Your task
Send each entry back exactly as given, pictures excluded.

Entries with chart source code
>> BEGIN
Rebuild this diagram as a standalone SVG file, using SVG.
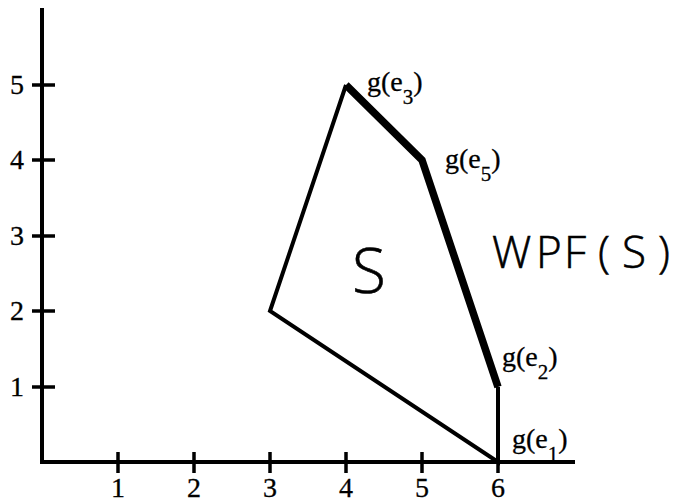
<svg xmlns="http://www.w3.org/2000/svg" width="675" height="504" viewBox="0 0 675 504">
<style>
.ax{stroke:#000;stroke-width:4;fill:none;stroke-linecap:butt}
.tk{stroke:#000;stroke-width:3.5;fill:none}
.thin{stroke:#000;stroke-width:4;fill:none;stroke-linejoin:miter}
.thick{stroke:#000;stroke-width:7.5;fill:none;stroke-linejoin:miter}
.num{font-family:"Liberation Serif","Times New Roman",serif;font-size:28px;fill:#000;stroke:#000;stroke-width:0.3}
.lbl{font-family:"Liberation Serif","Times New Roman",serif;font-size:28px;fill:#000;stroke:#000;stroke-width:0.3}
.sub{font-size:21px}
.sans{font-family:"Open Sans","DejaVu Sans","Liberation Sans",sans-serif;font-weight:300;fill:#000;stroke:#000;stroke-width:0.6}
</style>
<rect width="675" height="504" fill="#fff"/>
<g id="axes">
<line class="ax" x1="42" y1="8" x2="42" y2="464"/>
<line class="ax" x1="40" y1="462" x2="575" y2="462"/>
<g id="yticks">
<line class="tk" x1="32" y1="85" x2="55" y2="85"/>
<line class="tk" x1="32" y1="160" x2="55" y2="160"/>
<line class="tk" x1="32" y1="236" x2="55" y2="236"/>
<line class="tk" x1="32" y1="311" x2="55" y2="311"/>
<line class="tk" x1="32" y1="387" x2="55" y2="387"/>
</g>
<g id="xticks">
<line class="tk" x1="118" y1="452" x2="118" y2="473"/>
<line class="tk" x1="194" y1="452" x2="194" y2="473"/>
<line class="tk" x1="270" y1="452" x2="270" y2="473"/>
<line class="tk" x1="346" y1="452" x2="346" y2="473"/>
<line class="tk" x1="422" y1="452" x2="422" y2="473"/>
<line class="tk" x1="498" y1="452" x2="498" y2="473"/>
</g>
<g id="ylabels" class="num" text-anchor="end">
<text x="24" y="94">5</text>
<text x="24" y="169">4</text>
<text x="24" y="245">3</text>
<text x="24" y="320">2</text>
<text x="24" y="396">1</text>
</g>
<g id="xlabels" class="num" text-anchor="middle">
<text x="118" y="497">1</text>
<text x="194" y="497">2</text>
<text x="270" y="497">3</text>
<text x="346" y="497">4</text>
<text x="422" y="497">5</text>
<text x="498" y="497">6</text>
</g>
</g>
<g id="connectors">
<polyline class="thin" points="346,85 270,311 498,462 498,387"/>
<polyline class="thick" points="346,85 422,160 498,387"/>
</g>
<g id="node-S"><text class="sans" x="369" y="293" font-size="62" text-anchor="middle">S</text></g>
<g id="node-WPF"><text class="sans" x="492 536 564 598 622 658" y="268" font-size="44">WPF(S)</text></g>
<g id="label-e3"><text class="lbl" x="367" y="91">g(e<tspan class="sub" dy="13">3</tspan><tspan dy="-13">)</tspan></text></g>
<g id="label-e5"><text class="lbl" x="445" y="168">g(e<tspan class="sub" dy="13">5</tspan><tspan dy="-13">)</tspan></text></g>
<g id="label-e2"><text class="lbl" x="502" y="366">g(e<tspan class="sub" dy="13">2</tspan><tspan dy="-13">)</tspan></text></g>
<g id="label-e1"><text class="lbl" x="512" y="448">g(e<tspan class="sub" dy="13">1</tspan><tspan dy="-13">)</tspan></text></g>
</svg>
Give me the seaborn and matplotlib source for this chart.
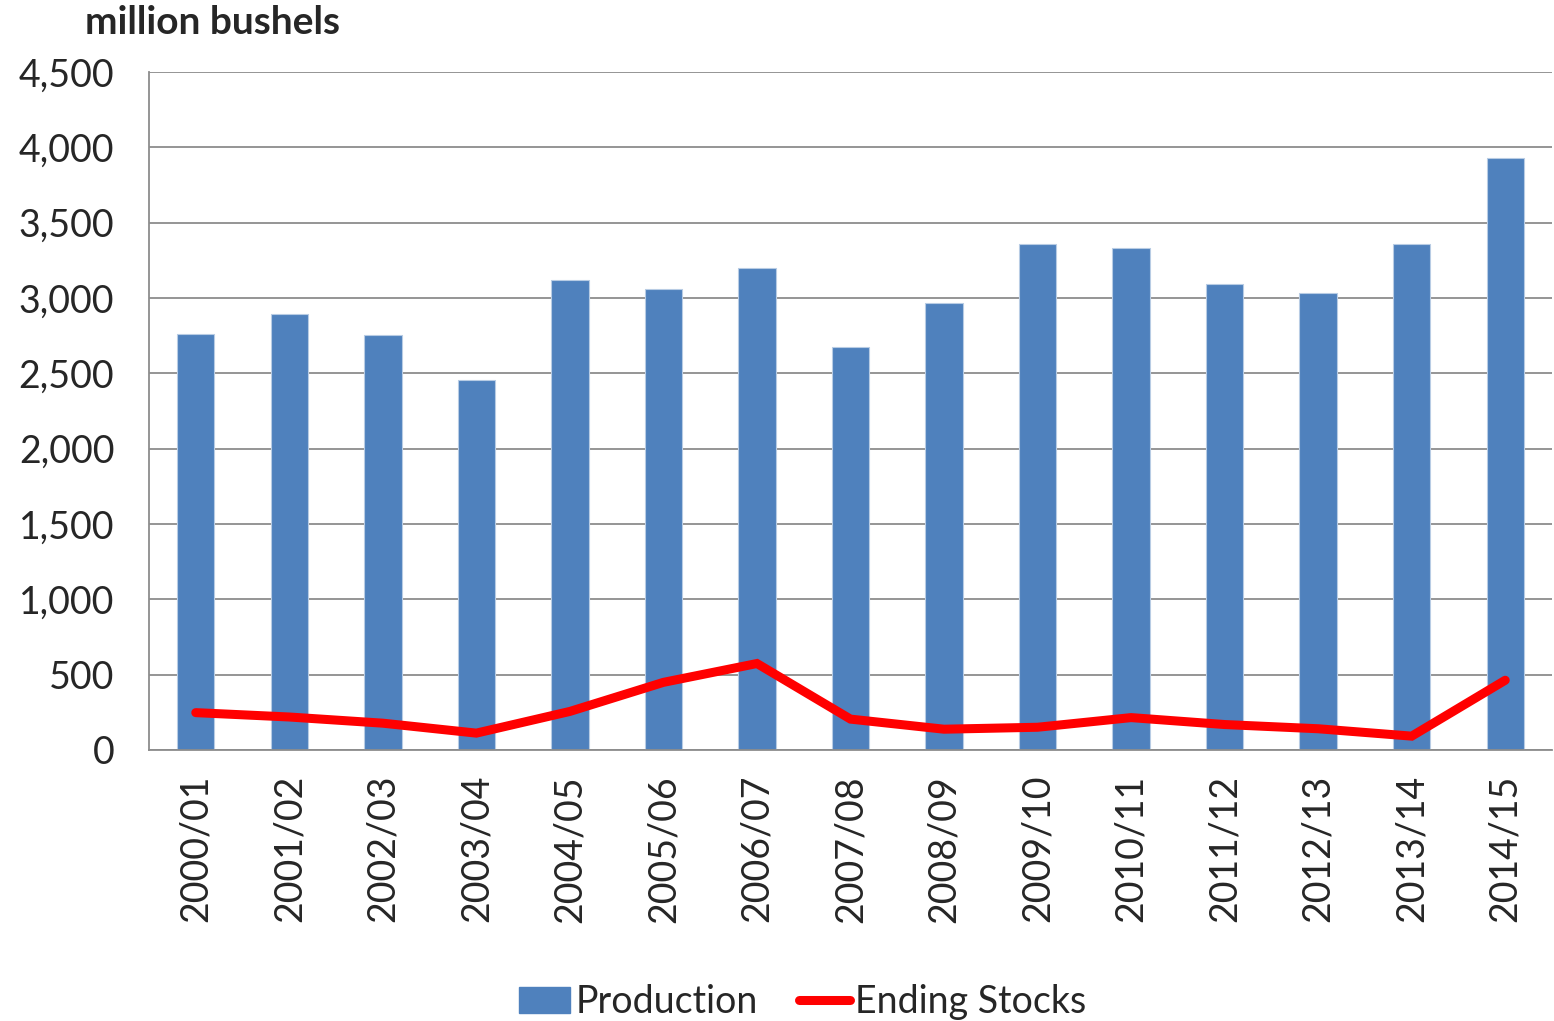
>> END
Task answer
Rebuild this diagram as a standalone SVG file, using SVG.
<svg xmlns="http://www.w3.org/2000/svg" width="675" height="504" viewBox="0 0 675 504">
<style>
.ax{stroke:#000;stroke-width:4;fill:none;stroke-linecap:butt}
.tk{stroke:#000;stroke-width:3.5;fill:none}
.thin{stroke:#000;stroke-width:4;fill:none;stroke-linejoin:miter}
.thick{stroke:#000;stroke-width:7.5;fill:none;stroke-linejoin:miter}
.num{font-family:"Liberation Serif","Times New Roman",serif;font-size:28px;fill:#000;stroke:#000;stroke-width:0.3}
.lbl{font-family:"Liberation Serif","Times New Roman",serif;font-size:28px;fill:#000;stroke:#000;stroke-width:0.3}
.sub{font-size:21px}
.sans{font-family:"Open Sans","DejaVu Sans","Liberation Sans",sans-serif;font-weight:300;fill:#000;stroke:#000;stroke-width:0.6}
</style>
<rect width="675" height="504" fill="#fff"/>
<g id="axes">
<line class="ax" x1="42" y1="8" x2="42" y2="464"/>
<line class="ax" x1="40" y1="462" x2="575" y2="462"/>
<g id="yticks">
<line class="tk" x1="32" y1="85" x2="55" y2="85"/>
<line class="tk" x1="32" y1="160" x2="55" y2="160"/>
<line class="tk" x1="32" y1="236" x2="55" y2="236"/>
<line class="tk" x1="32" y1="311" x2="55" y2="311"/>
<line class="tk" x1="32" y1="387" x2="55" y2="387"/>
</g>
<g id="xticks">
<line class="tk" x1="118" y1="452" x2="118" y2="473"/>
<line class="tk" x1="194" y1="452" x2="194" y2="473"/>
<line class="tk" x1="270" y1="452" x2="270" y2="473"/>
<line class="tk" x1="346" y1="452" x2="346" y2="473"/>
<line class="tk" x1="422" y1="452" x2="422" y2="473"/>
<line class="tk" x1="498" y1="452" x2="498" y2="473"/>
</g>
<g id="ylabels" class="num" text-anchor="end">
<text x="24" y="94">5</text>
<text x="24" y="169">4</text>
<text x="24" y="245">3</text>
<text x="24" y="320">2</text>
<text x="24" y="396">1</text>
</g>
<g id="xlabels" class="num" text-anchor="middle">
<text x="118" y="497">1</text>
<text x="194" y="497">2</text>
<text x="270" y="497">3</text>
<text x="346" y="497">4</text>
<text x="422" y="497">5</text>
<text x="498" y="497">6</text>
</g>
</g>
<g id="connectors">
<polyline class="thin" points="346,85 270,311 498,462 498,387"/>
<polyline class="thick" points="346,85 422,160 498,387"/>
</g>
<g id="node-S"><text class="sans" x="369" y="293" font-size="62" text-anchor="middle">S</text></g>
<g id="node-WPF"><text class="sans" x="492 536 564 598 622 658" y="268" font-size="44">WPF(S)</text></g>
<g id="label-e3"><text class="lbl" x="367" y="91">g(e<tspan class="sub" dy="13">3</tspan><tspan dy="-13">)</tspan></text></g>
<g id="label-e5"><text class="lbl" x="445" y="168">g(e<tspan class="sub" dy="13">5</tspan><tspan dy="-13">)</tspan></text></g>
<g id="label-e2"><text class="lbl" x="502" y="366">g(e<tspan class="sub" dy="13">2</tspan><tspan dy="-13">)</tspan></text></g>
<g id="label-e1"><text class="lbl" x="512" y="448">g(e<tspan class="sub" dy="13">1</tspan><tspan dy="-13">)</tspan></text></g>
</svg>
Give me the seaborn and matplotlib source for this chart.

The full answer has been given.